Entering the final day of play, Nakamura had the points lead and needed to hold off Winter and Shannon Shorr, the only two players who could overtake him. Shorr went out in fifth place before Winter won it all.
“Everyone was having a phenomenal series,” Winter said. “Hats off to (Nakamura). At the start of (the final) tournament, I had to be 1 percent to win. … I don’t know. I wasn’t even thinking about having a shot at all.”
It was the second straight year that Winter has won the final event of the series. Last year, he topped a field of 42 entries to win $756,000.

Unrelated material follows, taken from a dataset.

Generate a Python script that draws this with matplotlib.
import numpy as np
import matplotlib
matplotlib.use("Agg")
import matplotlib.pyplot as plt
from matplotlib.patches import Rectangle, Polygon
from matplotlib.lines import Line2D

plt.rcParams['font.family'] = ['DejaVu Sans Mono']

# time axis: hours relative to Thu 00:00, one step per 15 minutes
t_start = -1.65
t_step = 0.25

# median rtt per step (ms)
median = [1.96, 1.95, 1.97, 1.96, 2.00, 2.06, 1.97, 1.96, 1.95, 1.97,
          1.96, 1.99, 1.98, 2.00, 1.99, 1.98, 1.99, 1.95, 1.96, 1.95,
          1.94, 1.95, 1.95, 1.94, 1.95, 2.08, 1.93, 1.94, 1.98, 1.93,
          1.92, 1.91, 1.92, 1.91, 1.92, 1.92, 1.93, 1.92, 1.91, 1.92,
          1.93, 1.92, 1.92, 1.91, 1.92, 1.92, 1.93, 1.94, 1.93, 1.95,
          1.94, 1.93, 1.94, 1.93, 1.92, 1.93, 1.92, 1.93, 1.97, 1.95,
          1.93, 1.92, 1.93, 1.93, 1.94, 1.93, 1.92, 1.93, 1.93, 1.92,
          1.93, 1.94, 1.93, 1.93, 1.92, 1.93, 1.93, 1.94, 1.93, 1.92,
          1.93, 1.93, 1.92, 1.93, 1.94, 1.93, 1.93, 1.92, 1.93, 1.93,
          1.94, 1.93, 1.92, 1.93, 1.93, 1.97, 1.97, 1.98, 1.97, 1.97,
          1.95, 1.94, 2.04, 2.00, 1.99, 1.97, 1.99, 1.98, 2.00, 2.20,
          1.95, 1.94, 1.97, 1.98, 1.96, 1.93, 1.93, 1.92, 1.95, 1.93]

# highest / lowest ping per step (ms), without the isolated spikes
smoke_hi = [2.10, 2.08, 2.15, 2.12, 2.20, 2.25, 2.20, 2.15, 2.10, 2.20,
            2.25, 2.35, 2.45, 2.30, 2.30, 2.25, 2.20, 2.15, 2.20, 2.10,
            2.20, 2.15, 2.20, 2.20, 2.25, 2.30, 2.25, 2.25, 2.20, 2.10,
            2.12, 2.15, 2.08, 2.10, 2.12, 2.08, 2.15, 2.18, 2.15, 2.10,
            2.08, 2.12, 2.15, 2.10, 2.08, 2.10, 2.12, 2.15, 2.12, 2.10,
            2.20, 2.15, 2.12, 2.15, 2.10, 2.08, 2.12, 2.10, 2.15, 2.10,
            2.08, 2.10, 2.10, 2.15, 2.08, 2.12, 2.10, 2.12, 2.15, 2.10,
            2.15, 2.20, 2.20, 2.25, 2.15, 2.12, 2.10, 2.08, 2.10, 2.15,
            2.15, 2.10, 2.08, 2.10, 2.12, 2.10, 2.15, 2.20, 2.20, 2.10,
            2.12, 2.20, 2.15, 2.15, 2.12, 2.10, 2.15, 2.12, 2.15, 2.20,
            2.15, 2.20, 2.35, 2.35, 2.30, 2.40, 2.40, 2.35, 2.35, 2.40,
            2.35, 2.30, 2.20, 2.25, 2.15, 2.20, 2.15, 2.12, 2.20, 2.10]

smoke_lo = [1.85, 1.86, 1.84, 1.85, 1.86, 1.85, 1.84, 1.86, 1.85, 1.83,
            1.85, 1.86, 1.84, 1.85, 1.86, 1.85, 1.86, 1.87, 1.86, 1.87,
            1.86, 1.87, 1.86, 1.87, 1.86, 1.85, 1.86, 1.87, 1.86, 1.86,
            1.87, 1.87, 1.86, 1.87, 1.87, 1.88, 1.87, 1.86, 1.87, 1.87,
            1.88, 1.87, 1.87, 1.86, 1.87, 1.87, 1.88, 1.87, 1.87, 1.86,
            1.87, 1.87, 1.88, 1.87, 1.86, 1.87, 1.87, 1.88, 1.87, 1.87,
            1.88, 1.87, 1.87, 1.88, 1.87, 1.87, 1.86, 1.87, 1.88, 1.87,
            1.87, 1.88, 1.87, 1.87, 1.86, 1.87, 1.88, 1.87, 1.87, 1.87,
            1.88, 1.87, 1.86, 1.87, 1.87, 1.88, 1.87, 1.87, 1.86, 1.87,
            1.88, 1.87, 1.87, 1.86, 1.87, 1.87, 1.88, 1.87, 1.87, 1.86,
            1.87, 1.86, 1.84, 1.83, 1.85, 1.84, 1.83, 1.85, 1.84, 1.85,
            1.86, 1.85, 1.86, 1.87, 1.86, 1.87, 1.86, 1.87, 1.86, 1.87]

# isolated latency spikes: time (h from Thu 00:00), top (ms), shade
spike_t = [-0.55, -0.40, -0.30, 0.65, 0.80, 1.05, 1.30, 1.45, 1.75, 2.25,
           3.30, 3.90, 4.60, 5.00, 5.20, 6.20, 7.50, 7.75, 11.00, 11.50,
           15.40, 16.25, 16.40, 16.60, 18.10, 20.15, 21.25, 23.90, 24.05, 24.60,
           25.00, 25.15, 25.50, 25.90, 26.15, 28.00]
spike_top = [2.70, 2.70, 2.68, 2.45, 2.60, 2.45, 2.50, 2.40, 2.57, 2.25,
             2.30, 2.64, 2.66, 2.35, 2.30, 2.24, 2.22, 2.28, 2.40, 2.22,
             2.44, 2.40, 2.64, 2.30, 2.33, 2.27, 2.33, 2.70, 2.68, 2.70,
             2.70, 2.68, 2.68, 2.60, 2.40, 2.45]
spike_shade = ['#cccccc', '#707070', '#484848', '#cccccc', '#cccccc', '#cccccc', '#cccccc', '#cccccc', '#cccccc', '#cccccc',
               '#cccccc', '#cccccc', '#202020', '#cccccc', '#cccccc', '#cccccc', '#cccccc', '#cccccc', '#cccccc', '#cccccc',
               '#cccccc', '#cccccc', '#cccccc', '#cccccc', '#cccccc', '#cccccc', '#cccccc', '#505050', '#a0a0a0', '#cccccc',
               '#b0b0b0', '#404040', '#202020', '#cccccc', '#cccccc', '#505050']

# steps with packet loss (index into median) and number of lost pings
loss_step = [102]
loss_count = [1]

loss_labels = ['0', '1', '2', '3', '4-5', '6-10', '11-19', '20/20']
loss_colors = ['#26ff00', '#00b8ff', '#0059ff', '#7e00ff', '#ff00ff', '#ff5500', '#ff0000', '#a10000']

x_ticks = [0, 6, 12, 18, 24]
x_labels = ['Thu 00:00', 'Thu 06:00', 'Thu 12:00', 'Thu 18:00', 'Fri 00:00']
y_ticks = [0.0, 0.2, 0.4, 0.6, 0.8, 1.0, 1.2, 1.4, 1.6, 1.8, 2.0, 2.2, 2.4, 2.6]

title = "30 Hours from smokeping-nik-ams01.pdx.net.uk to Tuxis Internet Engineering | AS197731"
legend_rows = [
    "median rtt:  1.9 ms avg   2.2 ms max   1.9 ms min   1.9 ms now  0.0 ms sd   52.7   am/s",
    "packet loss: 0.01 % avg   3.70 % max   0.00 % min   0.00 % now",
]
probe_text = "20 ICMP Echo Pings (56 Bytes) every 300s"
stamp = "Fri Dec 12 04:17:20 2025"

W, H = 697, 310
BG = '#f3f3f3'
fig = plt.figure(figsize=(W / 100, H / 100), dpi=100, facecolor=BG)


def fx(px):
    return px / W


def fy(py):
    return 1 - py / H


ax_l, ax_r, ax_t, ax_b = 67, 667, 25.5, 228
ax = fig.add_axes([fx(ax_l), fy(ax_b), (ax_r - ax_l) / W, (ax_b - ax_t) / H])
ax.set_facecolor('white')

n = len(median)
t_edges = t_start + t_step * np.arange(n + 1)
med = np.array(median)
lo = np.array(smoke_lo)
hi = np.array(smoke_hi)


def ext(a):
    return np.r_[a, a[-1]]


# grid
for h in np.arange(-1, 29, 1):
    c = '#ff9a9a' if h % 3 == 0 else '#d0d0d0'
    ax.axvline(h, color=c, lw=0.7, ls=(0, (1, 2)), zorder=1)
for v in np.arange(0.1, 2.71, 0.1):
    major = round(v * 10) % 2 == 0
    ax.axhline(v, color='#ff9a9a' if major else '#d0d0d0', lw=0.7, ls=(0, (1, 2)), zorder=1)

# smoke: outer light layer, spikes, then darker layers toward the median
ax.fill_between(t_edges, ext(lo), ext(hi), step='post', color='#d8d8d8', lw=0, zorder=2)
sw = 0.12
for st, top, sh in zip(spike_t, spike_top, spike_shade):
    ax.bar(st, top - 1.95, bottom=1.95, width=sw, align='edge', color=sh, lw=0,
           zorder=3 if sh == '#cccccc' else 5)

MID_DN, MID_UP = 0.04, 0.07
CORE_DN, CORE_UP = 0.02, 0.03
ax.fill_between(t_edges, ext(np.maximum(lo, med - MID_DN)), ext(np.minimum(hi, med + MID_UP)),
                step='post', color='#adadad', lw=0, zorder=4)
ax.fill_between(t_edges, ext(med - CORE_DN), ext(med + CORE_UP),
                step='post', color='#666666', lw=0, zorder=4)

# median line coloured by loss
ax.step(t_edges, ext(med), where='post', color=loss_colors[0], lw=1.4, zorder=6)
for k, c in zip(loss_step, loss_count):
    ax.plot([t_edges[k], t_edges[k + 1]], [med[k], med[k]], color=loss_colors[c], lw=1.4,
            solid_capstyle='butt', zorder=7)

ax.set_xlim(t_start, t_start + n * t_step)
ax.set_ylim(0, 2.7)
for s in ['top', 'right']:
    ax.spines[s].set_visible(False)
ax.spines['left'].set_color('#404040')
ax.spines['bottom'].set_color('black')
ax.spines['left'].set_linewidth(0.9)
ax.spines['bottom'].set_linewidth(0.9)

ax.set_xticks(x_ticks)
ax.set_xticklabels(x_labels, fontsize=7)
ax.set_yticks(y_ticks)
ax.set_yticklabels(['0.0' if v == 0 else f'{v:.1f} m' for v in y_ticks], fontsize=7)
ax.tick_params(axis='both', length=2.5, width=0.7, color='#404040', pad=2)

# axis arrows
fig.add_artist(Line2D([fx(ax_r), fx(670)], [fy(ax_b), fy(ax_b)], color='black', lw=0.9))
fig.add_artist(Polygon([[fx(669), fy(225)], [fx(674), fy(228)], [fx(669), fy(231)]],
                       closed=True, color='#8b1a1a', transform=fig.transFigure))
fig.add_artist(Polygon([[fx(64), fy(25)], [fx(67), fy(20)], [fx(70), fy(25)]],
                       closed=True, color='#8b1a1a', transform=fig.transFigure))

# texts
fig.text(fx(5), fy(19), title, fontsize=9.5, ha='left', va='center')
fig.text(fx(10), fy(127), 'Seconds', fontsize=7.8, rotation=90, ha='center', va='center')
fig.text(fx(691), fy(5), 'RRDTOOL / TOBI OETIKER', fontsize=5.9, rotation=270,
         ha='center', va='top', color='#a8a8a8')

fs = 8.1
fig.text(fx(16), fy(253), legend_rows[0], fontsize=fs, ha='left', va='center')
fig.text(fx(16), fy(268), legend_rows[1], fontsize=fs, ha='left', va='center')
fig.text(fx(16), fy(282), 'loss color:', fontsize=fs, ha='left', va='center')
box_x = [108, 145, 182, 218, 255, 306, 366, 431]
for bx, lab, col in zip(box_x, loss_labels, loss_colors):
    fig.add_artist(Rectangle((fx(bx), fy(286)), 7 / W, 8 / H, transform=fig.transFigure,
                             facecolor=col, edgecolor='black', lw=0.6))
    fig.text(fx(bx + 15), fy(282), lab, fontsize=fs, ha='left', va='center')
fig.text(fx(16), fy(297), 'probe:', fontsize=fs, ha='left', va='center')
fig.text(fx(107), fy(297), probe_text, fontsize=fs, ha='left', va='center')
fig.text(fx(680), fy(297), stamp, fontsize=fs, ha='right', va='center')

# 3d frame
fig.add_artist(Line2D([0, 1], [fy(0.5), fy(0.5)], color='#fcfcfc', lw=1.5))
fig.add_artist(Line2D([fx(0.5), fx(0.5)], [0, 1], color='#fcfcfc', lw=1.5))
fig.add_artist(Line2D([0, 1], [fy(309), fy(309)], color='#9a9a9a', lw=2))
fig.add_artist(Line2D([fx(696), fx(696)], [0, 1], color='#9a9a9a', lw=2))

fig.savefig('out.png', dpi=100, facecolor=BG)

Oya won $504,000 for second place in the finale, which featured 42 entries. He had built a sizable chip lead into four-handed play before he doubled up Winter, who flopped a set to beat Oya’s pair of sevens.
At the start of heads-up play, Oya had a slight chip lead over Winter, who entered the final event in 12th place in the race for the U.S. Poker Open title.
Oya had a 3-1 chip lead before Winter went ahead after check-raising the river with two pair. Oya called him with a pair of pocket queens.
On the final hand, Oya had pocket queens again. Winter had ace-six and flopped a set on the six-six-three flop. The three of a kind held up.
Nakamura placed second in the series, followed by Alex Foxen, Chino Rheem, Phil Hellmuth, Shorr, Erik Seidel, Dylan Weisman, Oya and Adam Hendrix.
Winter ascended to fourth place on the 2022 PokerGO Tour leaderboard, while Nakamura and Oya climbed into the top 20 at 14th and 17th, respectively.
The top 16 point earners on the leaderboard after the U.S. Poker Open are invited to play in the first PGT Heads-Up Showdown from April 21 to 23 at the PokerGO studio.
The top 21 point earners on the PGT leaderboard will be invited to a winner-take-all freeze-out tournament at the end of the season, with the winner taking home $500,000.